EDF has announced that it plans to spend £4.5 billion in 2023 on the infrastructure required for the net zero transition.
The announcement came as the company released its annual update, and is part of a £50 billion plan to help build and maintain the UK’s net zero infrastructure. EDF confirmed that it will invest a further £5 billion in 2024.
The company said it had “achieved a major milestone this year when its carbon intensity at point of generation reached 0gCO2/MWh, which means that EDF now only generates zero carbon electricity.”
The company’s report set out how it plans to help customers avoid 5MtCO2e per annum through low-carbon solutions. In 2022, EDF said it helped customers avoid 0.5MtCo2 through the installation of smart meters, EV chargers, heat pumps and solar panels.
EDF is currently investing in solar and nuclear facilities in the UK, building three 50MW solar farms in Porth Wen, Sutton Bridge and Burwell, as well as the 450MW Neart na Gaoithe offshore wind farm in Scotland. The company also recently completed the 30MW West Benhar wind farm in North Lanarkshire. Porth Wen will supply power to NatWest bank under a PPA.

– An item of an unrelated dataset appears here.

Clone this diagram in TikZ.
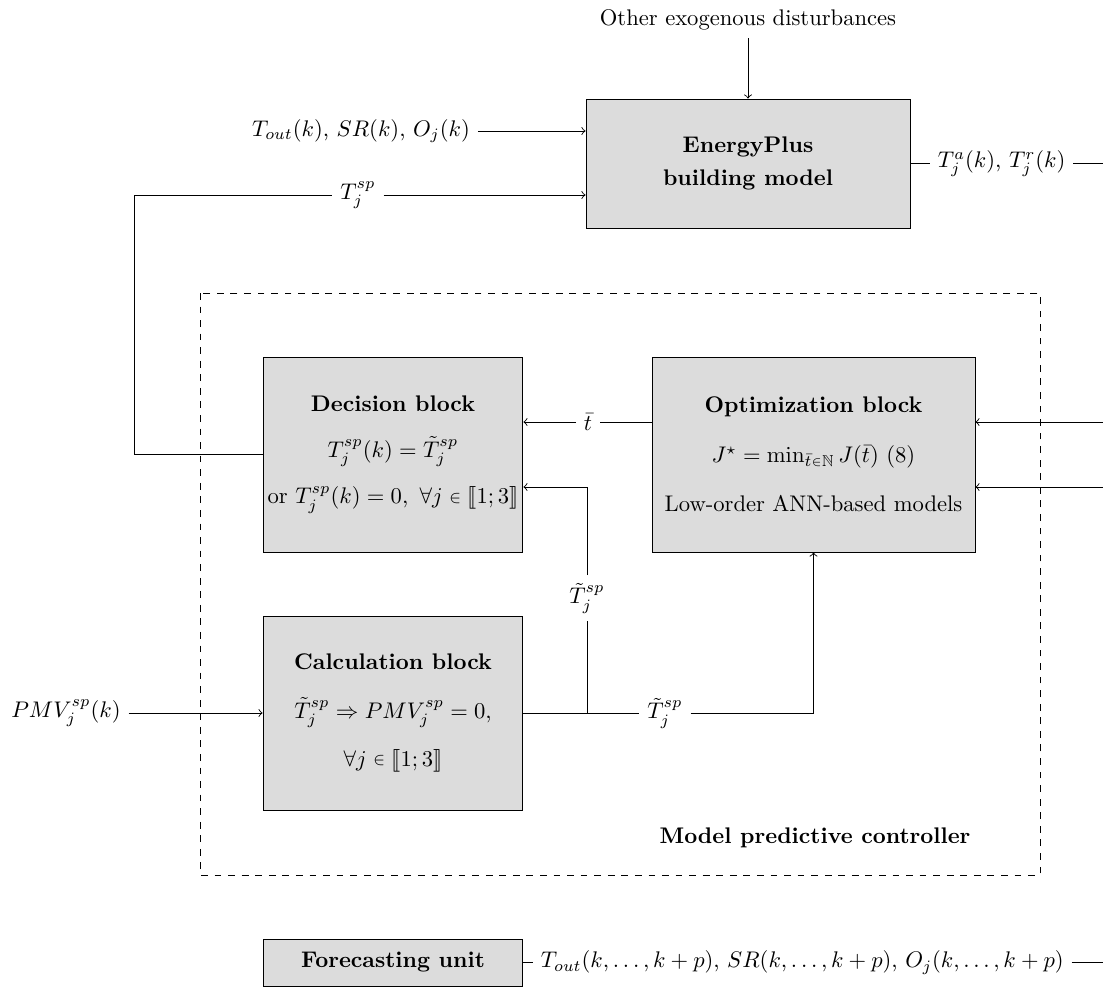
\documentclass[tikz,border=0pt]{standalone}
\usepackage{amssymb}
\usepackage{stmaryrd}
\definecolor{boxgray}{RGB}{220,220,220}
\newcommand\smin{\mathrel{\vcenter{\hbox{$\scriptstyle\in$}}}}
\newcommand\ssmin{\mathrel{\vcenter{\hbox{$\scriptscriptstyle\in$}}}}
\begin{document}
\begin{tikzpicture}[x=0.4425pt,y=-0.4425pt]
\tikzset{
  blk/.style={draw, fill=boxgray, inner sep=0pt, align=center},
  lbl/.style={inner sep=3.3pt},
}
\useasboundingbox (0,0) rectangle (1103,1007);
% dashed controller frame
\draw[dashed] (200,293) rectangle (1040,875);
\node[font=\bfseries] (mpc) at (815,838) {Model predictive controller};

% blocks
\node[blk, minimum width=143.4pt, minimum height=57.1pt] (ep) at (748,163.5)
  {\textbf{EnergyPlus}\\[2.5pt]\textbf{building model}};
\node[blk, minimum width=115pt, minimum height=86.3pt] (dec) at (393,454.5)
  {\textbf{Decision block}\\[8.5pt]$T_j^{sp}(k) = \tilde T_j^{sp}$\\[8.5pt]or $T_j^{sp}(k) = 0,\ \forall j \smin \llbracket 1;3\rrbracket$};
\node[blk, minimum width=142.9pt, minimum height=86.3pt] (opt) at (813.5,454.5)
  {\textbf{Optimization block}\\[10pt]$J^\star = \min_{\bar t\ssmin\mathbb{N}} J(\bar t)$ (8)\\[10pt]Low-order ANN-based models};
\node[blk, minimum width=115pt, minimum height=85.8pt] (calc) at (393,713)
  {\textbf{Calculation block}\\[9.5pt]$\tilde T_j^{sp} \Rightarrow PMV_j^{sp} = 0,$\\[9.5pt]$\forall j \smin \llbracket 1;3\rrbracket$};
\node[blk, minimum width=115pt, minimum height=20.8pt] (fc) at (393,962.5)
  {\textbf{Forecasting unit}};

% labels
\node[lbl] (oed) at (748,20) {Other exogenous disturbances};
\node[lbl] (tout) at (361,131) {$T_{out}(k)$, $SR(k)$, $O_j(k)$};
\node[lbl] (tsp) at (358,195) {$T_j^{sp}$};
\node[lbl, anchor=west] (ta) at (930,163.5) {$T_j^a(k)$, $T_j^r(k)$};
\node[lbl] (tbar) at (588,422) {$\bar t$};
\node[lbl] (pmv) at (66,713) {$PMV_j^{sp}(k)$};
\node[lbl] (tt1) at (587,598) {$\tilde T_j^{sp}$};
\node[lbl] (tt2) at (665,713) {$\tilde T_j^{sp}$};
\node[lbl, anchor=west] (fcl) at (533,962.5)
  {$T_{out}(k,\dots,k+p)$, $SR(k,\dots,k+p)$, $O_j(k,\dots,k+p)$};

% coordinates
\coordinate (e1) at (1103,163.5);
\coordinate (e2) at (1103,422);
\coordinate (e3) at (1103,487);
\coordinate (e4) at (1103,962.5);
\coordinate (c1) at (134,195);
\coordinate (j) at (587,713);

% connectors
\draw[->] (oed) -- (ep.north);
\draw[->] (tout) -- (ep.west |- tout);
\draw (dec.west) -| (c1) -- (tsp);
\draw[->] (tsp) -- (ep.west |- tsp);
\draw (ep.east) -- (ta.west);
\draw (ta.east) -- (e1);
\draw[->] (e2) -- (opt.east |- e2);
\draw[->] (e3) -- (opt.east |- e3);
\draw (opt.west |- tbar) -- (tbar);
\draw[->] (tbar) -- (dec.east |- tbar);
\draw[->] (pmv) -- (calc.west |- pmv);
\draw (calc.east |- j) -- (j) -- (tt1);
\draw[->] (tt1) |- (dec.east |- e3);
\draw (j) -- (tt2);
\draw[->] (tt2) -| (opt.south);
\draw (fc.east) -- (fcl.west);
\draw (fcl.east) -- (e4);
\end{tikzpicture}
\end{document}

EDF signed a seven year Power Purchase Agreement (PPA) with Brockwell Energy to purchase renewable energy from the North Kyle onshore wind farm in Scotland last month. The company is also seeking a community consultation for a proposed 400MW onshore wind farm in the Scottish Borders.
In the nuclear sector, the company is building a 3.2GW European Pressurised Water Reactor (EPR) at Hinkley Point C in Somerset, and there are “advanced plans” to develop a similar 3.2GW EPR project at Sizewell C in Suffolk. Nuclear sites Heysham 1 and Hartlepool are having their lives extended to 2026.
In August 2023, the UK government announced that it would spend another £341 million to accelerate preparations for the Sizewell C nuclear plant.
The company report stated that EDF reduced its total carbon emissions by 17% over the previous year, with a 91% reduction in Scope 1 emissions from sources directly controlled by EDF. In June, EDF announced that it would begin decommissioning its West Burton A coal fired power plant.
Simone Rossi, CEO at EDF, said: “Much has happened since we set out our purpose to help Britain to achieve net zero three years ago. Two years of energy crisis have been a stark reminder that progress to net zero must also deliver secure and affordable energy for homes and businesses.”
“Action at scale and pace is needed. At EDF we are unwavering in our commitment because we are clear what’s good for net zero is good for Britain’s energy security and protects customers from volatile energy prices. A just transition also creates massive economic opportunity for businesses and communities up and down the country.”